Each of these phenomena has its own trigger. Each has its own set of conditions making it possible—causing its formation and acceleration. For that reason, each of these phenomena should have its own method of determination. From the discussions I’ve covered at national conferences and webinars, I posit each cracking method deserves its own testing method to determine its probability. If you take a quick look around the testing segment of our industry, I’m not the only one.

Table 1
NCHRP Project 9-57 was set in motion to identify testing methods for the four types of pavement cracking listed above. As of November 2015, the interim report had identified four working tests for low-temperature cracking, three for reflection cracking, five for bottom-up fatigue cracking, and four for top-down fatigue cracking, and researchers had prepared videos showing proper execution of the test methods (See Cracking Tests Table). Let’s take a quick “layman’s terms” look at the tests available to technicians, as extracted from the NAPA “Laboratory Tests to Assess Cracking Resistance of Asphalt Mixtures” webinar notes:
- The Disc Compact Tension (DCT)—Measures the crack opening under a load to determine fracture energy; for low-temperature cracking testing; equipment cost is approximately $49,000; Minnesota and Wisconsin already use the test; Colorado, South Dakota and Montana considering it at press time
- Semi-Circular Bending (SCB)—Measures the crack opening under a load to determine fracture energy; for thermal, reflection, bottom-up fatigue and top-down fatigue cracking testing; equipment cost is approximately $52,000; Utah, South Dakota, Pennsylvania and Montana considering the low-temperature version at press time; Louisiana and Wisconsin already use the intermediate temperature version; Oklahoma and New Mexico considering the intermediate temperature version at press time
- Overlay Tester (OT)—Measures the number of cycles of strain put on the sample over a set period of time; for reflection and bottom-up fatigue cracking testing; equipment cost is approximately $46,000; Texas and New Jersey already use the test; Nevada, Florida, Ohio and Montana considering it at press time
- Indirect Tension Test (IDT)—Measures creep compliance and tensile strength under stress and strain; for thermal cracking testing; equipment cost is around $100,000
- Bending Beam Fatigue (BBF)—Measures the number of cycles of strain put on the sample until failure or until 50% modulus reduction; for bottom-up fatigue cracking testing; equipment cost is around $100,000 or more; California already uses the test for long-life asphalt; Nevada and Georgia considering it at press time
At this time, researchers continue to find ways to implement the tests in the field. The hope is to one day have quality assurance performance testing that will allow us to build balanced mix designs that solve all potential pavement problems, including the various types of cracking in the various climates of North America. A lofty goal, to be sure.

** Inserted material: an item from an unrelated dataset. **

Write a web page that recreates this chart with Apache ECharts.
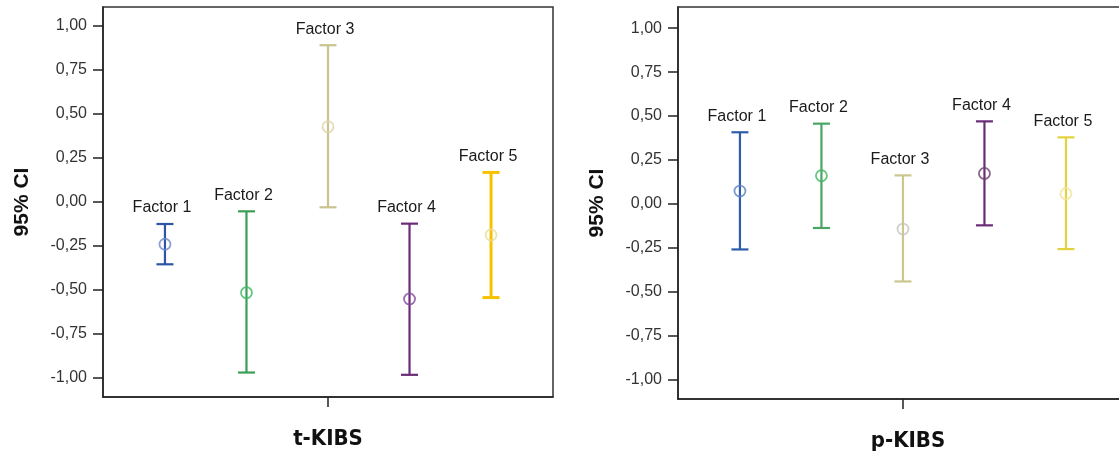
<!DOCTYPE html>
<html>
<head>
<meta charset="utf-8">
<script src="https://cdn.jsdelivr.net/npm/echarts@6/dist/echarts.min.js"></script>
<style>html,body{margin:0;padding:0;background:#fff;}#c{width:1119px;height:459px;}</style>
</head>
<body>
<div id="c"></div>
<script>
// ---- data ----
const factors = ['Factor 1', 'Factor 2', 'Factor 3', 'Factor 4', 'Factor 5'];
const yTicks = [-1, -0.75, -0.5, -0.25, 0, 0.25, 0.5, 0.75, 1];
// t-KIBS
const tMean  = [-0.24, -0.515, 0.428, -0.551, -0.187];
const tLower = [-0.354, -0.969, -0.030, -0.982, -0.543];
const tUpper = [-0.125, -0.053, 0.891, -0.123, 0.168];
// p-KIBS
const pMean  = [0.074, 0.161, -0.142, 0.174, 0.059];
const pLower = [-0.258, -0.136, -0.440, -0.121, -0.256];
const pUpper = [0.408, 0.457, 0.163, 0.470, 0.379];

const barColorsT  = ['#2d55a6', '#3a9e57', '#c9c48f', '#6a2c78', '#f6c200'];
const barColorsP  = ['#2d5cab', '#4aa464', '#cbc78f', '#6a2c78', '#e2d33c'];
const meanColorsT = ['#6f8ac8', '#3fb862', '#ddd3a6', '#80479a', '#e6dca0'];
const meanColorsP = ['#5b7fc6', '#3fb862', '#c4c4bc', '#6a3f6a', '#f0e49a'];

const chart = echarts.init(document.getElementById('c'));
const fmt = v => v.toFixed(2).replace('.', ',');

function makeErr(lower, upper, colors, gi) {
  return {
    type: 'custom', xAxisIndex: gi, yAxisIndex: gi,
    data: factors.map((f, i) => [i - 2, lower[i], upper[i]]),
    renderItem: function (params, api) {
      const x = api.value(0);
      const lo = api.coord([x, api.value(1)]);
      const hi = api.coord([x, api.value(2)]);
      const c = colors[params.dataIndex];
      const w = 8.5;
      const st = { stroke: c, lineWidth: params.dataIndex === 4 && gi === 0 ? 3 : 2.2 };
      return {
        type: 'group', children: [
          { type: 'line', shape: { x1: lo[0], y1: lo[1], x2: hi[0], y2: hi[1] }, style: st },
          { type: 'line', shape: { x1: hi[0] - w, y1: hi[1], x2: hi[0] + w, y2: hi[1] }, style: st },
          { type: 'line', shape: { x1: lo[0] - w, y1: lo[1], x2: lo[0] + w, y2: lo[1] }, style: st },
          { type: 'text', style: { text: factors[params.dataIndex], x: hi[0] - 3, y: hi[1] - 16,
              textAlign: 'center', textVerticalAlign: 'middle',
              font: '16px "Liberation Sans", Arial, sans-serif', fill: '#1a1a1a' } }
        ]
      };
    }
  };
}
function makeMean(mean, colors, gi) {
  return {
    type: 'scatter', xAxisIndex: gi, yAxisIndex: gi,
    symbol: 'circle', symbolSize: 11,
    data: mean.map((m, i) => ({ value: [i - 2, m], itemStyle: { color: 'rgba(255,255,255,0)', borderColor: colors[i], borderWidth: 1.8 } })),
    z: 5
  };
}
function xAx(gi, name, max) {
  return {
    type: 'value', gridIndex: gi, min: -2.76, max: max,
    splitLine: { show: false },
    axisLine: { show: true, onZero: false, lineStyle: { color: '#222', width: 1.5 } },
    axisTick: { show: true, customValues: [0], length: 10, lineStyle: { color: '#222', width: 1.5 } },
    axisLabel: { show: false },
    name: name, nameLocation: 'middle', nameGap: 31,
    nameTextStyle: { fontFamily: '"Liberation Sans Narrow", "DejaVu Sans Condensed", sans-serif', fontWeight: 'bold', fontSize: 22, color: '#111' }
  };
}
function yAx(gi, min, max) {
  return {
    type: 'value', gridIndex: gi, min: min, max: max,
    splitLine: { show: false },
    axisLine: { show: true, onZero: false, lineStyle: { color: '#222', width: 1.5 } },
    axisTick: { show: true, customValues: yTicks, length: 10, lineStyle: { color: '#222', width: 1.5 } },
    axisLabel: { show: true, customValues: yTicks, formatter: fmt, margin: 16,
      fontFamily: '"Liberation Sans", Arial, sans-serif', fontSize: 16, color: '#333' },
    name: '95% CI', nameLocation: 'middle', nameGap: 70, nameRotate: 90,
    nameTextStyle: { fontFamily: '"Liberation Sans", Arial, sans-serif', fontWeight: 'bold', fontSize: 21, color: '#111' }
  };
}

chart.setOption({
  animation: false,
  backgroundColor: '#fff',
  grid: [
    { left: 103, top: 7, width: 450, height: 390, show: true, borderColor: '#333', borderWidth: 1.5, backgroundColor: 'transparent', outerBoundsMode: 'none', containLabel: false },
    { left: 678, top: 7, width: 460, height: 392, show: true, borderColor: '#333', borderWidth: 1.5, backgroundColor: 'transparent', outerBoundsMode: 'none', containLabel: false }
  ],
  xAxis: [xAx(0, 't-KIBS', 2.76), xAx(1, 'p-KIBS', 2.884)],
  yAxis: [yAx(0, -1.108, 1.108), yAx(1, -1.108, 1.12)],
  series: [
    makeErr(tLower, tUpper, barColorsT, 0),
    makeMean(tMean, meanColorsT, 0),
    makeErr(pLower, pUpper, barColorsP, 1),
    makeMean(pMean, meanColorsP, 1)
  ]
});
</script>
</body>
</html>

When we look back on roads of the past, we have examples of perpetual pavements that exhibit few cracks, few structural problems. This may lead contractors, producers and mix design techs alike to look at the volumetric mix design process from the 1960s and ask, “why not use what we’ve always used?” As Newcomb pointed out in his talk, our additives and asphalts have changed.

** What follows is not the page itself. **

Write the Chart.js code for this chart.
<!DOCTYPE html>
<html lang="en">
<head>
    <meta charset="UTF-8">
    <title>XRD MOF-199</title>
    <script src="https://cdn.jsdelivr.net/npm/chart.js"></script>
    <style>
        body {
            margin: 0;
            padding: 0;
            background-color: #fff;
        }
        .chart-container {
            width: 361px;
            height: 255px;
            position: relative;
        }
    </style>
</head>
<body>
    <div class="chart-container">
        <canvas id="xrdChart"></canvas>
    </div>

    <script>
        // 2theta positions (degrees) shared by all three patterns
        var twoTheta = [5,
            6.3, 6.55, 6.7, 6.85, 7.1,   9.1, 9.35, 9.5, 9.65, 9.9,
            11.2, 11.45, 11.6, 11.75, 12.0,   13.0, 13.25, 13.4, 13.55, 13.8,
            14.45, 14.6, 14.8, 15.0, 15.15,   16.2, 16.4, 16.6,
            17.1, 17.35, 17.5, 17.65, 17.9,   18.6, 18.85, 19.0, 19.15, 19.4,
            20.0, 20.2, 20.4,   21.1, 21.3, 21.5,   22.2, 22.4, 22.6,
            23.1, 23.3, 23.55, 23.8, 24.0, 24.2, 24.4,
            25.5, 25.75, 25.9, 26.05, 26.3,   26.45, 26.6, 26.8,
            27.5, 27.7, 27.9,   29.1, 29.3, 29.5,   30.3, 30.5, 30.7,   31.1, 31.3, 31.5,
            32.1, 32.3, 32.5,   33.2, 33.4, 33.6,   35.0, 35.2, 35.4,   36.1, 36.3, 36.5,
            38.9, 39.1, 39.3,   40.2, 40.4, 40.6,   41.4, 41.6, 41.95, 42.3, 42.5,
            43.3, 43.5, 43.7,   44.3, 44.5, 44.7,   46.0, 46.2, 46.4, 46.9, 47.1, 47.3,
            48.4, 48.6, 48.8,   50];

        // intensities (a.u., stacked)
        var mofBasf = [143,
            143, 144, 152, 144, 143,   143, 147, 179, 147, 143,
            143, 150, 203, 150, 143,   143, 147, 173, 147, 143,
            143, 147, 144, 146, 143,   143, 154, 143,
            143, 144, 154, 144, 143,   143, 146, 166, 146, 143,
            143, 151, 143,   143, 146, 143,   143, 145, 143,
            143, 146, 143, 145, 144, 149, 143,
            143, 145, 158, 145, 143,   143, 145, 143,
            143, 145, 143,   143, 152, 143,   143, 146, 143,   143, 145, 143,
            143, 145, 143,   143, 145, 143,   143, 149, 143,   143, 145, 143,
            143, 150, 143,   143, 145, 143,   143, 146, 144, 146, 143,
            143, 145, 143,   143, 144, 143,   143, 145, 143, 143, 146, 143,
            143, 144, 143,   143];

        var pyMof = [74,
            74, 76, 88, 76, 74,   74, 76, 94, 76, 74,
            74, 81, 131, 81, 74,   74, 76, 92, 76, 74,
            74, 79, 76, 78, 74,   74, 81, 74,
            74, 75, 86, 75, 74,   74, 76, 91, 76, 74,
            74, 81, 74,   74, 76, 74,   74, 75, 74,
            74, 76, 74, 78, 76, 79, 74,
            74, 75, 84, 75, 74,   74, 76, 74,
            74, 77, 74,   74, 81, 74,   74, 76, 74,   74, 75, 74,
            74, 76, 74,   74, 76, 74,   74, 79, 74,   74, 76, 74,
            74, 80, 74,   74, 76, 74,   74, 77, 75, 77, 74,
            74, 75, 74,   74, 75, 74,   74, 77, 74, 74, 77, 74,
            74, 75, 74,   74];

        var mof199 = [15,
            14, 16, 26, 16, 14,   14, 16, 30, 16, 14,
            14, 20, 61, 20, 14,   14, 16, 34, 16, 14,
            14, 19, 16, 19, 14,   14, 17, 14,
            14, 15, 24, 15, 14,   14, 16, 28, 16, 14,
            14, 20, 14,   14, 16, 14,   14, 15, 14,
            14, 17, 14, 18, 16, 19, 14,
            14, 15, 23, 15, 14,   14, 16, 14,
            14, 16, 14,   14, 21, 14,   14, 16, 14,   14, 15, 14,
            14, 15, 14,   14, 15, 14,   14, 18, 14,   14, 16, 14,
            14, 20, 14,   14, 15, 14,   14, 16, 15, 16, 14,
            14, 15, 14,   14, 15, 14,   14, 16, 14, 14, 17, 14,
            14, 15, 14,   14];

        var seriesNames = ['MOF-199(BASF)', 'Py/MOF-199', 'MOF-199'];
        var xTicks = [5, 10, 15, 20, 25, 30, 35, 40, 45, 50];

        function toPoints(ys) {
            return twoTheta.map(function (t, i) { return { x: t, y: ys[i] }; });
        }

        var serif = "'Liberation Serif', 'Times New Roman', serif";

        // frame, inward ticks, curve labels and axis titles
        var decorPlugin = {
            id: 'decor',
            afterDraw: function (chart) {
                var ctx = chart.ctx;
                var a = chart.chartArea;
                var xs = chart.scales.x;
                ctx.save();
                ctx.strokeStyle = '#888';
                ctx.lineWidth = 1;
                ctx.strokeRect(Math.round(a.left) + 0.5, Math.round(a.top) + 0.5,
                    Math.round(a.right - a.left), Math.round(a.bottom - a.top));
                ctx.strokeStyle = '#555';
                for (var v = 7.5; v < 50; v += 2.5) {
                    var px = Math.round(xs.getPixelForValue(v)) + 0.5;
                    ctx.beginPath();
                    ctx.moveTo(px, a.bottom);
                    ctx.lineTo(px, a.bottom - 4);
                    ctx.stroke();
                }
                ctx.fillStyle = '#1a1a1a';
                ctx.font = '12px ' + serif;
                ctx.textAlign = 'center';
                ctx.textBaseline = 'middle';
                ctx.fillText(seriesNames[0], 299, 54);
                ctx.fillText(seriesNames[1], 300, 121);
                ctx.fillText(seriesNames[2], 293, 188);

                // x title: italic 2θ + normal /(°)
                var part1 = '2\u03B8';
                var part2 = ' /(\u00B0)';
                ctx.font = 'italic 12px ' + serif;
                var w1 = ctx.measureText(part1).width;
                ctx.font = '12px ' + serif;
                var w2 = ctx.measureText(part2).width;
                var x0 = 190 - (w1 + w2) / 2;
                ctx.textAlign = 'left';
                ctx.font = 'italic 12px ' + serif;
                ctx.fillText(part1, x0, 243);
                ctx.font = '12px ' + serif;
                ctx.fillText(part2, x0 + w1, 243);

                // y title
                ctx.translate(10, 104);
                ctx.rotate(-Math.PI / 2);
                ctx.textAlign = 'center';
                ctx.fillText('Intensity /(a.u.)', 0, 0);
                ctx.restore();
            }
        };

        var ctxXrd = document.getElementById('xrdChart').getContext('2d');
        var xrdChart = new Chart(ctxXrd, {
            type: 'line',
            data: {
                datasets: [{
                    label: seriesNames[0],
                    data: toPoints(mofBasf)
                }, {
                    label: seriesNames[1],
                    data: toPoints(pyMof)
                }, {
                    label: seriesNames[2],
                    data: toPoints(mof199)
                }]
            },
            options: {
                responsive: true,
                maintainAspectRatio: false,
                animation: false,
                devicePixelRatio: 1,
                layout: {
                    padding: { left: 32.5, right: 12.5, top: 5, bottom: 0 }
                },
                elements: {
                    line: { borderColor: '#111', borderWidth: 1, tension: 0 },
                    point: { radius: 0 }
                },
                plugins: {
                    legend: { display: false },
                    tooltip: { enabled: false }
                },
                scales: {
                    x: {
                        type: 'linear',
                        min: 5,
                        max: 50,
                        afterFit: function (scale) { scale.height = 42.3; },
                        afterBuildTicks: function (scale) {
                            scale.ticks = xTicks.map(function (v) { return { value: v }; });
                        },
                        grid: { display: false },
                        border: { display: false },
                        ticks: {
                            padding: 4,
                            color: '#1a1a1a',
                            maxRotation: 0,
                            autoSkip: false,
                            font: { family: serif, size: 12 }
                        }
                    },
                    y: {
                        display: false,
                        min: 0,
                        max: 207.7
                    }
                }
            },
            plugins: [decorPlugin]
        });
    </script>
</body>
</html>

Just as the consumers choosing between old-school white-flour breads and healthful whole wheat breads, members of the asphalt industry have existing information that no longer fits today’s environment. Why would we elect to use old data and old methods on new mixes with new ingredients to construct new pavements for new traffic loads? We wouldn’t. By changing our testing protocol, we adjust to new ways to build for tomorrow’s perpetual pavements.